RATINGS IMPACT Issuing a statement recently, the credit rating agency Moody’s noted that the Sri Lanka-Singapore FTA is credit positive for both sovereign nations – more so for Sri Lanka as the trade pact is likely to enhance cross border trade of goods and services, and promote Foreign Direct Investment (FDI) between the two countries.
Moody’s anticipates that the FTA will have a larger effect on Sri Lanka’s credit quality because the potential increase in current account inflows and inward investments would help reduce its elevated external vulnerability.
To this end, Moody’s Vice President and Senior Credit Officer Christian de Guzman told reporters: “Because Singapore does not impose import duties on 99 percent of tariff lines, the agreement’s trade benefits for Sri Lanka will materialise through the opening of access to the broader … ASEAN market and other large economies, given Singapore’s existing preferential trade arrangements with Australia, Japan, [South] Korea and other countries in Southeast Asia.”
FUTURE OUTLOOK In an analysis of the FTA, Janaka Wijayasiri and Kithmina Hewage of the Institute of Policy Studies (IPS) point out that “diversification of both export markets and the basket of exports are … vital to position the Sri Lankan economy on a more sustainable footing.

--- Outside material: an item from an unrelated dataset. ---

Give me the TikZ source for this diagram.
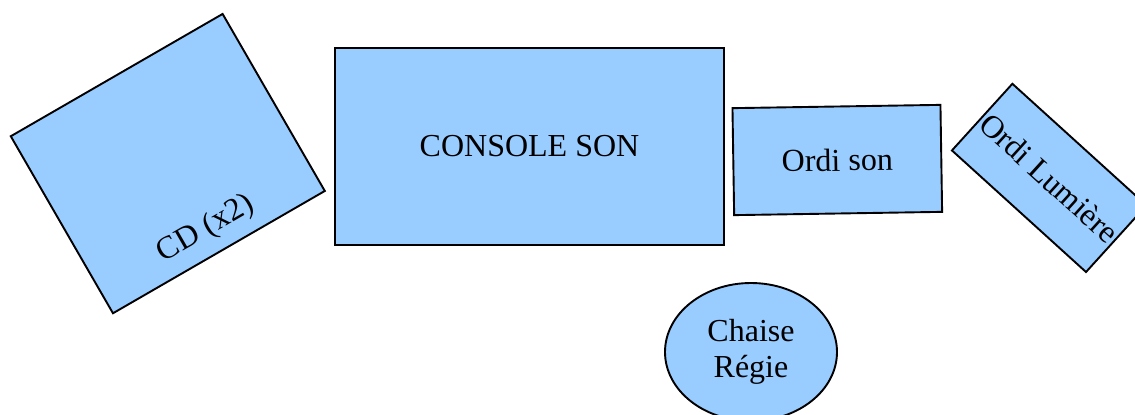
\documentclass[tikz,border=0pt]{standalone}
\usepackage{fontspec}
\setmainfont{Liberation Serif}
\usetikzlibrary{shapes.geometric,calc}
\definecolor{bleu}{HTML}{99CCFF}

\begin{document}
\begin{tikzpicture}[x=0.5pt, y=0.5pt, font=\fontsize{16}{18}\selectfont,
  meuble/.style={draw, fill=bleu, line width=0.95pt, inner sep=0pt}]
\useasboundingbox (0,0) rectangle (1135,414);
\clip (0,0) rectangle (1135,414);

\node [meuble, rotate=30, minimum width=122.3pt, minimum height=102.2pt] (cd) at (167.8,250.4) {};
\node [rotate=30] (cdtexte) at ($(cd.south)!0.132!(cd.north)$) {CD (x2)};

\node [meuble, minimum width=194.5pt, minimum height=98.7pt] (console) at (529.5,267.6) {CONSOLE SON};
\node [meuble, rotate=0.9, minimum width=104pt, minimum height=53.5pt] (ordison) at (837.3,254) {Ordi son};
\node [meuble, rotate=-42.2, minimum width=90.5pt, minimum height=45pt] (ordilum) at (1049.2,236.1) {Ordi Lumière};

\node [meuble, ellipse, align=center, minimum width=86pt, minimum height=69pt] (chaise) at (751,62) {\raisebox{2pt}{Chaise}\\\raisebox{2pt}{Régie}};
\end{tikzpicture}
\end{document}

Therefore, [the] FTA could act as a catalyst towards more proactive engagement with fast-growing economies in East Asia through exports and investments.”
But this comes with a caveat: “The success of such an agreement however, would also depend on sustained political will along with domestic institutional and economic policy reforms, to facilitate better export sector growth and investment.”